Gaines concedes that his European upbringing gave him a greater understanding of the rules of cricket than, say, baseball, or American-style football, where the object of the game often seems to be stamping an opponent into the sod--or, at least, the Astroturf.

But if Gaines thinks he has a challenge explaining the rules of cricket to the uninitiated, think of the task that lies ahead in his new job: director of the AFI Los Angeles International Film Festival.

In a world bursting at the seams with film festivals--where every corner of the globe from Avignon to Zanzibar is toasting independent filmmakers and their craft these days--playing the festival game is an ever-more daunting enterprise, even for the American Film Institute.

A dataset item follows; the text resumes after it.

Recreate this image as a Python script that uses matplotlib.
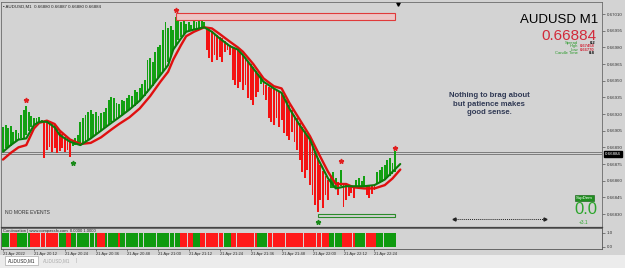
import matplotlib
matplotlib.use('Agg')
import matplotlib.pyplot as plt
import matplotlib.transforms as mtransforms
from matplotlib.patches import Rectangle
import numpy as np

W, H = 625, 268
plt.rcParams['font.family'] = ['Liberation Sans', 'DejaVu Sans']

# --- M1 bars, prices in 1e-5 units ---
lows = [66887, 66889, 66890, 66891, 66894, 66896, 66897, 66898, 66898, 66901, 66905, 66908, 66910, 66912, 66913, 66913,
        66880, 66888, 66890, 66886, 66889, 66885, 66887, 66889, 66886, 66888, 66881,
        66891, 66892, 66892, 66893, 66894, 66895, 66897, 66898, 66899, 66901, 66903, 66905, 66907, 66909, 66911, 66913,
        66915, 66916, 66916, 66918, 66920, 66922, 66924, 66925, 66927, 66929, 66932, 66934, 66936, 66939, 66943, 66945,
        66949, 66952, 66955, 66959, 66962, 66967, 66971, 66978, 66982, 66987, 66989, 66992, 66994, 66995, 66995, 66996,
        66997, 66997, 66997, 66998,
        66978, 66970, 66967, 66973, 66969, 66971, 66967, 66976, 66978, 66973, 66951, 66946, 66943, 66949, 66942, 66946,
        66934, 66933, 66928, 66935, 66940, 66947, 66937, 66933, 66916, 66913, 66910, 66916, 66908, 66915, 66903, 66900,
        66897, 66904, 66895, 66888, 66879, 66868, 66862, 66870, 66856, 66847, 66838, 66832, 66843, 66835, 66847, 66843,
        66853, 66853, 66853, 66847, 66855, 66836, 66843, 66846, 66849, 66844, 66853, 66853, 66854, 66854, 66847, 66844,
        66848, 66852, 66857, 66858, 66859, 66861, 66862, 66864, 66866, 66868]
highs = [66908, 66910, 66907, 66909, 66904, 66906, 66903, 66919, 66924, 66927, 66922, 66918, 66916, 66916, 66917, 66915,
         66914, 66914, 66914, 66913, 66911, 66907, 66905, 66902, 66899, 66898, 66897,
         66897, 66898, 66901, 66913, 66916, 66919, 66922, 66924, 66920, 66922, 66918, 66921, 66922, 66925, 66933, 66935,
         66934, 66930, 66929, 66933, 66932, 66934, 66937, 66936, 66942, 66940, 66943, 66947, 66951, 66969, 66970, 66967,
         66976, 66980, 66982, 66996, 67003, 66997, 66999, 66996, 67007, 67006, 67003, 67005, 67001, 67003, 67000, 67005,
         67003, 67004, 67005, 67003,
         66997, 66997, 66995, 66993, 66991, 66989, 66988, 66986, 66984, 66982, 66980, 66979, 66978, 66976, 66973, 66970,
         66968, 66965, 66962, 66959, 66956, 66955, 66949, 66946, 66944, 66943, 66943, 66942, 66941, 66939, 66936, 66933,
         66928, 66924, 66919, 66916, 66912, 66908, 66905, 66901, 66897, 66892, 66886, 66880, 66874, 66869, 66864, 66861,
         66864, 66868, 66862, 66859, 66870, 66858, 66857, 66856, 66856, 66855, 66861, 66862, 66860, 66864, 66856, 66855,
         66856, 66857, 66868, 66870, 66872, 66874, 66879, 66880, 66876, 66887]
bar_runs = [('g', 16), ('r', 11), ('g', 52), ('r', 21), ('g', 1), ('r', 26), ('g', 3), ('r', 1), ('g', 1),
            ('r', 5), ('g', 4), ('r', 4), ('g', 8)]

# moving averages (green fast, red slow)
ma_bars = [0, 3, 6, 9, 12, 14, 17, 20, 22, 26, 30, 34, 38, 42, 45, 49, 53, 57, 61, 64, 66, 69, 71, 74, 78, 81,
           84, 88, 91, 93, 97, 101, 105, 108, 111, 115, 119, 122, 126, 129, 133, 136, 140, 144, 148, 151, 154]
ma_fast = [66886, 66892, 66897, 66898, 66910, 66913, 66913, 66908, 66901, 66895, 66892, 66898, 66905, 66912, 66917,
           66924, 66932, 66943, 66955, 66964, 66978, 66988, 66994, 66996, 66998, 66994, 66988, 66981, 66978, 66973,
           66961, 66949, 66943, 66939, 66925, 66910, 66897, 66880, 66862, 66853, 66855, 66855, 66855, 66856, 66861,
           66868, 66875]
ma_slow = [66879, 66885, 66890, 66892, 66907, 66912, 66914, 66911, 66905, 66897, 66893, 66894, 66899, 66906, 66911,
           66917, 66925, 66936, 66949, 66958, 66969, 66982, 66990, 66994, 66998, 66997, 66992, 66985, 66980, 66976,
           66965, 66952, 66945, 66943, 66930, 66915, 66900, 66886, 66868, 66857, 66857, 66854, 66853, 66853, 66856,
           66862, 66870]

# signal arrows
sell_bars = [9, 67, 131, 152]
sell_px = [0.66933, 0.67014, 0.66878, 0.66889]
buy_bars = [27, 122]
buy_px = [0.66876, 0.66823]

# supply / demand zones
zone_start = [67, 122]
zone_end = [152, 152]
zone_lo = [0.67005, 0.66827]
zone_hi = [0.67011, 0.66830]

# continuation sub-window
sub_runs = [('g', 3), ('r', 3), ('g', 5), ('r', 11), ('g', 3), ('r', 2), ('g', 10), ('r', 3), ('g', 5), ('r', 1),
            ('g', 23), ('r', 5), ('g', 3), ('r', 9), ('g', 3), ('r', 10), ('g', 4), ('r', 24), ('g', 5), ('r', 5),
            ('g', 4), ('r', 4), ('g', 8)]

price_ticks = [0.67010, 0.66995, 0.66980, 0.66965, 0.66950, 0.66935, 0.66920, 0.66905, 0.66890, 0.66875,
               0.66860, 0.66845, 0.66830]
time_ticks = [0, 12, 24, 36, 48, 60, 72, 84, 96, 108, 120, 132, 144]
time_labels = ['21 Apr 2022', '21 Apr 20:12', '21 Apr 20:24', '21 Apr 20:36', '21 Apr 20:48', '21 Apr 21:00',
               '21 Apr 21:12', '21 Apr 21:24', '21 Apr 21:36', '21 Apr 21:48', '21 Apr 22:00', '21 Apr 22:12',
               '21 Apr 22:24']
bid = 0.66884
ask = 0.66886

BG = '#d3d3d3'
GREEN = '#12a012'
RED = '#f41212'


def expand(runs):
    out = []
    for c, n in runs:
        out += [c] * n
    return out


def fx(x):
    return x / W


def fy(y):
    return 1 - y / H


lo = np.array(lows) / 1e5
hi = np.array(highs) / 1e5
cols = [GREEN if c == 'g' else RED for c in expand(bar_runs)]
idx = np.arange(len(lo))

fig = plt.figure(figsize=(W / 100, H / 100), dpi=100, facecolor=BG)

ax = fig.add_axes([fx(1), fy(227), 601 / W, 225 / H], facecolor=BG)
ax.set_xlim(-0.78, 232.2)
ax.set_ylim(0.668183, 0.670208)

ax.axhline(bid, color='#7c7c7c', lw=0.7, zorder=1)
ax.axhline(ask, color='#7c7c7c', lw=0.7, zorder=1)

ax.bar(idx, hi - lo, bottom=lo, width=0.72, color=cols, linewidth=0, zorder=2)
ax.plot(ma_bars, np.array(ma_slow) / 1e5, color='#e01010', lw=1.7, zorder=3, solid_capstyle='round')
ax.plot(ma_bars, np.array(ma_fast) / 1e5, color='#0b7a0b', lw=1.5, zorder=4, solid_capstyle='round')

ax.plot(sell_bars, sell_px, ls='none', marker='*', ms=3.5, color='#e02020', zorder=5)
ax.plot(buy_bars, buy_px, ls='none', marker='*', ms=3.5, color='#1a8a1a', zorder=5)

ax.add_patch(Rectangle((zone_start[0], zone_lo[0]), zone_end[0] - zone_start[0], zone_hi[0] - zone_lo[0],
                       facecolor='#ecc6c6', edgecolor='#e03a3a', lw=0.8, zorder=2))
ax.add_patch(Rectangle((zone_start[1], zone_lo[1]), zone_end[1] - zone_start[1], zone_hi[1] - zone_lo[1],
                       facecolor=BG, edgecolor='#2a8a2a', lw=0.8, zorder=2))

# dotted range arrow
ax.plot([175, 210], [0.668255, 0.668255], ls=(0, (1, 1)), color='#222222', lw=0.7)
ax.plot([175], [0.668255], marker='<', ms=2.2, color='#222222')
ax.plot([210], [0.668255], marker='>', ms=2.2, color='#222222')

# chart shift marker
trans = mtransforms.blended_transform_factory(ax.transData, ax.transAxes)
ax.plot([153], [0.99], marker='v', ms=2.5, color='black', transform=trans, clip_on=False)

ax.set_xticks([])
ax.yaxis.tick_right()
ax.set_yticks(price_ticks)
ax.set_yticklabels(['%.5f' % p for p in price_ticks])
ax.tick_params(axis='y', labelsize=3.2, length=2, pad=1.5, colors='#333333', width=0.4)
for s in ax.spines.values():
    s.set_color('#6a6a6a')
    s.set_linewidth(0.6)
ax.spines['bottom'].set_color('#444444')
ax.spines['bottom'].set_linewidth(0.9)

ax.annotate('0.66884', xy=(1.0, bid), xycoords=('axes fraction', 'data'), xytext=(2, 0),
            textcoords='offset points', ha='left', va='center', fontsize=3.2, color='white',
            bbox=dict(boxstyle='square,pad=0.25', fc='black', ec='black'))

# sub-window
ax2 = fig.add_axes([fx(1), fy(249), 601 / W, 21 / H], facecolor=BG)
ax2.set_xlim(-0.78, 232.2)
ax2.set_ylim(-0.143, 1.357)
sub_cols = ['#0f9a0f' if c == 'g' else '#ff1a1a' for c in expand(sub_runs)]
ax2.bar(np.arange(len(sub_cols)), 1, width=0.92, color=sub_cols, linewidth=0)
ax2.yaxis.tick_right()
ax2.set_yticks([1.0, 0.0])
ax2.set_yticklabels(['1.0', '0.0'])
ax2.tick_params(axis='y', labelsize=3.2, length=2, pad=1.5, colors='#333333', width=0.4)
ax2.set_xticks(time_ticks)
ax2.set_xticklabels(time_labels, ha='left')
ax2.tick_params(axis='x', labelsize=3.0, length=1.5, pad=1, colors='#333333', width=0.4)
for s in ax2.spines.values():
    s.set_color('#555555')
    s.set_linewidth(0.6)

# texts
fig.text(fx(3), fy(6.5), '\u25aa AUDUSD,M1  0.66880 0.66887 0.66880 0.66884', fontsize=3.2, color='#222222',
         ha='left', va='center')
fig.text(fx(3), fy(231), 'Continuation | www.compassfx.com  0.0000 1.0000', fontsize=3.0, color='#222222',
         ha='left', va='center')
fig.text(fx(5), fy(213), 'NO MORE EVENTS', fontsize=3.6, color='#333333', ha='left', va='center')

fig.text(fx(598), fy(20), 'AUDUSD M1', fontsize=9.5, color='black', ha='right', va='center')
fig.text(fx(596), fy(36.5), '0.66884', fontsize=11, color='#d22a3a', ha='right', va='center')
info = [('Spread', '0.2', 'black', 43), ('High', '0.67458', '#d22a3a', 46.3),
        ('Low', '0.66770', '#d22a3a', 49.6), ('Candle Time', '0:8', 'black', 52.9)]
for lab, val, vc, yy in info:
    fig.text(fx(578), fy(yy), lab, fontsize=3.0, color='#2a9a2a', ha='right', va='center')
    fig.text(fx(595), fy(yy), val, fontsize=3.0, color=vc, ha='right', va='center', weight='bold')

fig.text(fx(489), fy(104), 'Nothing to brag about\nbut patience makes\ngood sense.', fontsize=5.6,
         weight='bold', color='#313a55', ha='center', va='center', linespacing=1.25)

fig.text(fx(584.5), fy(198), 'SupDem', fontsize=3.2, color='white', ha='center', va='center',
         bbox=dict(boxstyle='square,pad=0.3', fc='#1f8f1f', ec='#0d5d0d', lw=0.4))
fig.text(fx(597), fy(210), '0.0', fontsize=12, color='#2ba52b', ha='right', va='center')
fig.text(fx(584), fy(222), '+3.1', fontsize=3.4, color='#2ba52b', ha='center', va='center')

# tab bar
fig.patches.append(Rectangle((0, 0), 1, fy(255), transform=fig.transFigure, facecolor='#ececec',
                             edgecolor='none', zorder=-1))
fig.patches.append(Rectangle((fx(5), fy(265)), fx(33), 9 / H, transform=fig.transFigure, facecolor='white',
                             edgecolor='#9a9a9a', lw=0.4))
fig.text(fx(21.5), fy(260.5), 'AUDUSD,M1', fontsize=3.3, color='#222222', ha='center', va='center')
fig.text(fx(57), fy(260.5), 'AUDUSD,M1', fontsize=3.3, color='#a8a8a8', ha='center', va='center')
fig.text(fx(76), fy(260.5), '|', fontsize=3.3, color='#a8a8a8', ha='center', va='center')

fig.savefig('out.png', dpi=100, facecolor=BG)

"I think the film festival world has changed enormously in the last five to 10 years," says Gaines, who is wrapping up his four-year stint as head of the Hawaii International Film Festival before bringing his wife and two young children from Honolulu to L.A. "There are more film festivals now in the world than there ever were and more being added all the time."

Although Los Angeles is at the epicenter of the movie industry, it has long struggled to achieve the same status and media attention with its festivals as those in Cannes, Berlin, Venice, Toronto and Park City, Utah's Sundance.

On the local scene, AFI vies for attention with the Los Angeles Independent Film Festival, Outfest, the Asian Pacific Film and Video Festival and even the 4-year-old upstart Hollywood Film Festival.

But Gaines, ever the optimist, does not believe AFI has to slug it out mano a mano with the other festivals to achieve its goals.

"Call me Pollyanna," he says with a boyish, sun-reddened grin that reminds one of a lifeguard, "but I'm a big believer that the more ways people become interested in film and people become interested in alternatives, the better it is for everybody else.